- [What is asked]: Pick out the lines containing "this".
>> begin Records supplied
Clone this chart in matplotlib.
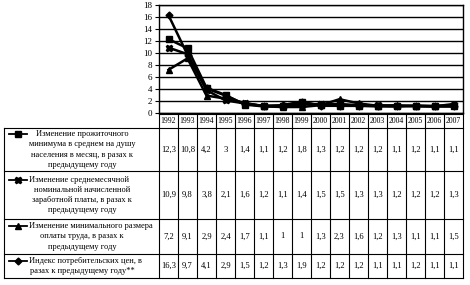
import matplotlib
matplotlib.use("Agg")
import matplotlib.pyplot as plt
import matplotlib.transforms as mtransforms

years = ["1992", "1993", "1994", "1995", "1996", "1997", "1998", "1999",
         "2000", "2001", "2002", "2003", "2004", "2005", "2006", "2007"]
subsistence = [12.3, 10.8, 4.2, 3, 1.4, 1.1, 1.2, 1.8, 1.3, 1.2, 1.2, 1.2, 1.1, 1.2, 1.1, 1.1]
wages = [10.9, 9.8, 3.8, 2.1, 1.6, 1.2, 1.1, 1.4, 1.5, 1.5, 1.3, 1.3, 1.2, 1.2, 1.2, 1.3]
min_wage = [7.2, 9.1, 2.9, 2.4, 1.7, 1.1, 1, 1, 1.3, 2.3, 1.6, 1.2, 1.3, 1.1, 1.1, 1.5]
cpi = [16.3, 9.7, 4.1, 2.9, 1.5, 1.2, 1.3, 1.9, 1.2, 1.2, 1.2, 1.1, 1.1, 1.2, 1.1, 1.1]
row_labels = [
    "Изменение прожиточного\nминимума в среднем на душу\nнаселения в месяц, в разах к\nпредыдущему году",
    "Изменение среднемесячной\nноминальной начисленной\nзаработной платы, в разах к\nпредыдущему году",
    "Изменение минимального размера\nоплаты труда, в разах к\nпредыдущему году",
    "Индекс потребительских цен, в\nразах к предыдущему году**",
]
y_ticks = list(range(0, 19, 2))

series = [subsistence, wages, min_wage, cpi]
markers = ["s", "X", "^", "D"]
msizes = [4, 5, 5, 3.5]

plt.rcParams["font.family"] = ["Liberation Serif", "DejaVu Serif"]

W, H = 470, 285
fig = plt.figure(figsize=(W / 100, H / 100), dpi=100)
fig.patch.set_facecolor("white")

# pixel layout
ax_l, ax_r, ax_t, ax_b = 159, 463, 5, 113
tab_l = 4
row_edges = [114, 128, 171, 219, 254, 278]

ax = fig.add_axes([ax_l / W, 1 - ax_b / H, (ax_r - ax_l) / W, (ax_b - ax_t) / H])
xs = list(range(len(years)))
for vals, m, ms in zip(series, markers, msizes):
    ax.plot(xs, vals, color="black", lw=1.8, marker=m, ms=ms, mfc="black", mec="black", zorder=3)
ax.set_xlim(-0.5, len(years) - 0.5)
ax.set_ylim(0, 18)
ax.set_yticks(y_ticks)
ax.set_yticklabels([str(t) for t in y_ticks], fontsize=6.5)
ax.set_xticks([])
ax.yaxis.grid(True, color="black", lw=1.0)
ax.set_axisbelow(True)
for s in ax.spines.values():
    s.set_color("black")
    s.set_linewidth(1.0)
ax.tick_params(axis="y", length=3, width=0.8, pad=2, color="black")

# table overlay in pixel coords
tax = fig.add_axes([0, 0, 1, 1], facecolor="none")
tax.set_xlim(0, W)
tax.set_ylim(H, 0)
tax.axis("off")
blend = mtransforms.blended_transform_factory(ax.transData, tax.transData)

lw = 0.8
tax.plot([ax_l, ax_r], [row_edges[0]] * 2, color="black", lw=lw)
for y in row_edges[1:]:
    tax.plot([tab_l, ax_r], [y, y], color="black", lw=lw)
tax.plot([tab_l, tab_l], [row_edges[1], row_edges[-1]], color="black", lw=lw)
for i in range(len(years) + 1):
    tax.plot([i - 0.5, i - 0.5], [row_edges[0], row_edges[-1]], color="black", lw=lw, transform=blend)

hy = (row_edges[0] + row_edges[1]) / 2
for i, yr in enumerate(years):
    tax.text(i, hy, yr, transform=blend, ha="center", va="center", fontsize=5.6)

lh = 10.2
label_fs = 6.0
for r, (vals, lab, m, ms) in enumerate(zip(series, row_labels, markers, msizes)):
    y0, y1 = row_edges[r + 1], row_edges[r + 2]
    yc = (y0 + y1) / 2
    for i, v in enumerate(vals):
        s = ("%g" % v).replace(".", ",")
        tax.text(i, yc, s, transform=blend, ha="center", va="center", fontsize=6.2)
    lines = lab.split("\n")
    nl = len(lines)
    fy = yc - (nl - 1) / 2 * lh
    for k, line in enumerate(lines):
        ly = fy + k * lh
        if k == 0 and r > 0:
            tax.text(29, ly, line, ha="left", va="center", fontsize=label_fs)
        else:
            tax.text(82, ly, line, ha="center", va="center", fontsize=label_fs)
    tax.plot([9, 27], [fy, fy], color="black", lw=1.3)
    tax.plot([18], [fy], marker=m, ms=ms, color="black")

fig.savefig("out.png", dpi=100, facecolor="white")
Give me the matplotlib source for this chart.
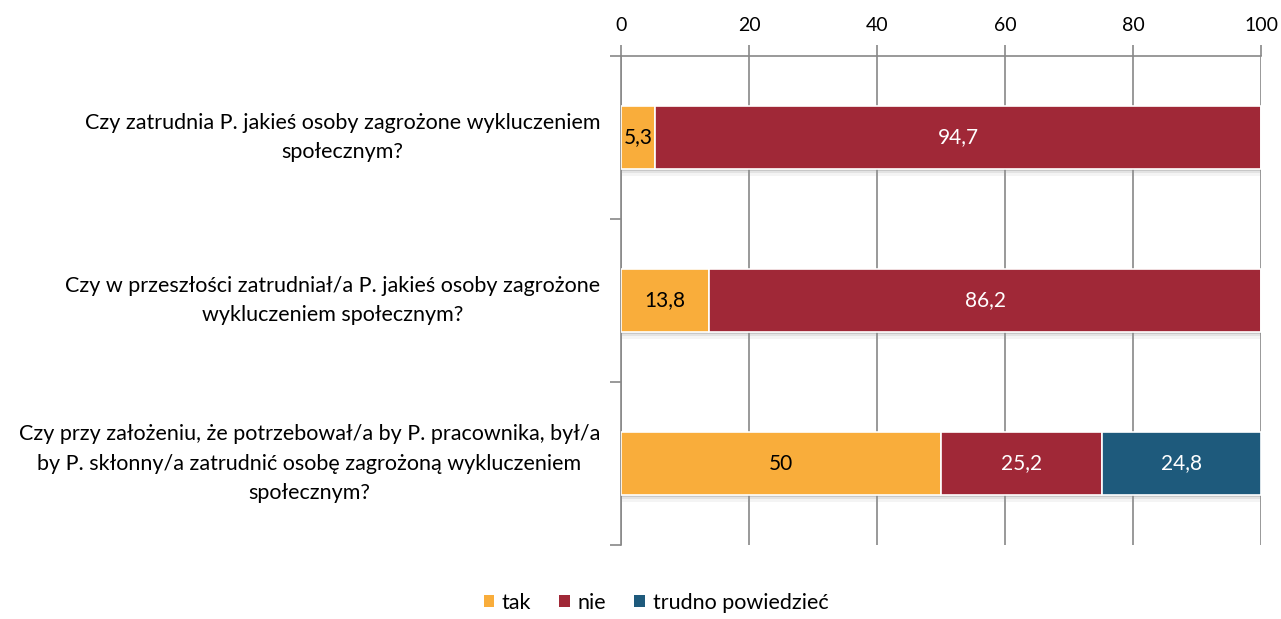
>> end Records supplied
- [Finished answer]:
Clone this chart in matplotlib.
Give me the matplotlib source for this chart.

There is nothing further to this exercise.